The coppa, or pork collar, is a cut synonymous with charcuterie the world over. Characterised by it’s natural golden ratio of lean muscle to fat (around 70:30) it has a deep, rich flavour and a wonderful texture. Tempus add to this incredible cut a delicate blend of carefully sourced whole spices that we grind and blend in-house, including cardamom, cloves and cinnamon.

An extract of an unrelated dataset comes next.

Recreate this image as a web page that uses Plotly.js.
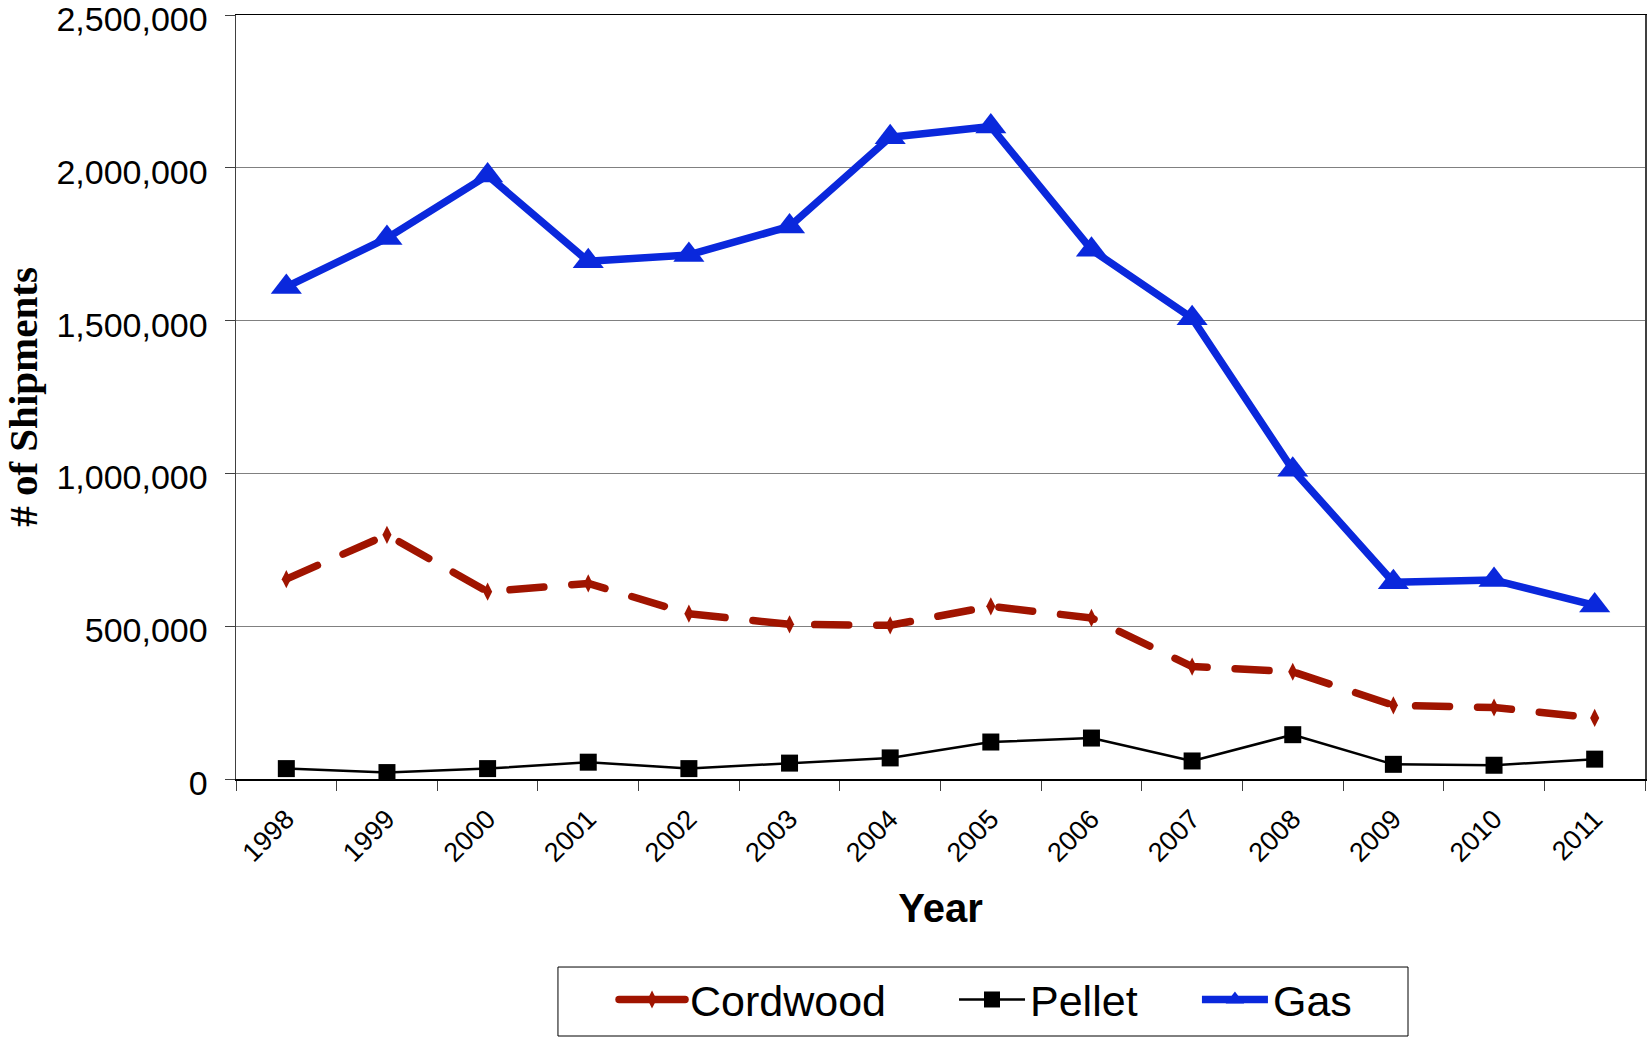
<!DOCTYPE html>
<html>
<head>
<meta charset="utf-8">
<script src="https://cdn.plot.ly/plotly-3.0.1.min.js"></script>
<style>
html, body { margin: 0; padding: 0; background: #fff; }
#chart { width: 1650px; height: 1040px; }
</style>
</head>
<body>
<div id="chart"></div>
<script>
const years = ["1998","1999","2000","2001","2002","2003","2004","2005","2006","2007","2008","2009","2010","2011"];
const cordwood = [654000, 799000, 613000, 640000, 541000, 506000, 503000, 565000, 527000, 368000, 351000, 241000, 234000, 200000];
const pellet = [34000, 21000, 34000, 55000, 34000, 52000, 69000, 121000, 134000, 59000, 145000, 48000, 45000, 65000];
const gas = [1610000, 1770000, 1975000, 1694000, 1715000, 1808000, 2100000, 2135000, 1732000, 1508000, 1012000, 644000, 651000, 568000];
const yTicks = [0, 500000, 1000000, 1500000, 2000000, 2500000];
const yTickText = ["0", "500,000", "1,000,000", "1,500,000", "2,000,000", "2,500,000"];

const traces = [
  {
    x: years, y: cordwood, name: "Cordwood", type: "scatter", mode: "lines+markers", legend: "legend",
    line: { color: "#A01400", width: 7.5, dash: "34px,28px" },
    marker: { symbol: "diamond-tall", size: 13, color: "#A01400" }
  },
  {
    x: years, y: pellet, name: "Pellet", type: "scatter", mode: "lines+markers", legend: "legend2",
    line: { color: "#000000", width: 2.5 },
    marker: { symbol: "square", size: 17, color: "#000000" }
  },
  {
    x: years, y: gas, name: "Gas", type: "scatter", mode: "lines+markers", legend: "legend3",
    line: { color: "#0A28DC", width: 7.5 },
    marker: { symbol: "triangle-up", size: 27, color: "#0A28DC" }
  }
];

function legendAt(x) {
  return {
    orientation: "h", x: x, xanchor: "left", y: -0.2435, yanchor: "top",
    bgcolor: "rgba(0,0,0,0)", borderwidth: 0, font: { size: 43 },
    itemwidth: 66
  };
}

const layout = {
  width: 1650, height: 1040,
  margin: { l: 236, r: 5, t: 15, b: 261 },
  paper_bgcolor: "#ffffff", plot_bgcolor: "#ffffff",
  font: { family: "Liberation Sans, Arial, sans-serif", color: "#000" },
  showlegend: true,
  legend: legendAt(0.2683),
  legend2: legendAt(0.5096),
  legend3: legendAt(0.682),
  shapes: [
    {
      type: "rect", xref: "paper", yref: "paper",
      x0: 0.2285, x1: 0.8318, y0: -0.3364, y1: -0.2461,
      line: { color: "#000", width: 1 }, fillcolor: "rgba(0,0,0,0)", layer: "below"
    }
  ],
  xaxis: {
    type: "category",
    range: [-0.5, 13.5],
    tickangle: -45,
    tickfont: { size: 27 },
    ticks: "outside", ticklen: 10, tickcolor: "#404040", tickson: "boundaries",
    ticklabelstandoff: 12,
    showline: true, linecolor: "#000", linewidth: 1.5, mirror: true,
    showgrid: false, zeroline: false,
    title: { text: "<b>Year</b>", font: { size: 40 }, standoff: 27 },
    automargin: false
  },
  yaxis: {
    range: [0, 2500000],
    tickvals: yTicks, ticktext: yTickText,
    tickfont: { size: 34 },
    ticks: "outside", ticklen: 10, tickcolor: "#404040",
    ticklabelstandoff: 10, ticklabelshift: 4, ticklabeloverflow: "allow",
    showline: true, linecolor: "#404040", linewidth: 1.5, mirror: true,
    showgrid: true, gridcolor: "#808080", gridwidth: 1,
    zeroline: false,
    title: { text: "<b># of Shipments</b>", font: { size: 41, family: "Liberation Serif, Times New Roman, serif" }, standoff: 15 },
    automargin: false
  }
};

Plotly.newPlot("chart", traces, layout, { displayModeBar: false, staticPlot: true }).then(function () {
  document.querySelectorAll(".scatterlayer .trace .js-line").forEach(function (p) {
    p.style.strokeLinecap = "round";
    p.style.strokeLinejoin = "round";
  });
  document.querySelectorAll(".legend .js-line").forEach(function (p) {
    p.style.strokeLinecap = "round";
    p.style.strokeDasharray = "none";
  });
});
</script>
</body>
</html>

Tasting Notes: Sweet, nutty, deeply coloured with a unique spice profile black pepper, cinnamon and clove
Cut: Collar from shoulder of pig
Technique: Boned out shoulder of pork. Cured for 1.5 weeks, and then cased in a beef bung and aged for a minimum of 3 months
Origin: Suffolk, UK
Ingredients: Pork, Salt, Black Pepper, Cinnamon, Juniper, Cloves, Red Wine & Sodium Nitrite
Tempus's philosophy is a simple one, to make exceptional charcuterie you need exceptional pigs. So what makes the right pig? What they know is that age and size are the two key factors in delivering a special product. Tempus, the Latin word for time, underpins everything they do to create their range of charcuterie.
At Tempus they only use ex-breeding sows and ex-dairy beef in their charcuterie, which in the case of the pigs means animals that are in excess of 4 years old and weigh more than 180kg, as they deliver marbling, fat ratios and intensity of flavour that simply cannot be matched by younger and smaller animals.
Their ethos is also part of their commitment to utilising the food-chain correctly. Tempus believe they have a responsibility to use animals already in existence as these, often overlooked animals are truly special. They should be treated with the respect reverence they deserve. In this instance, old is indeed better.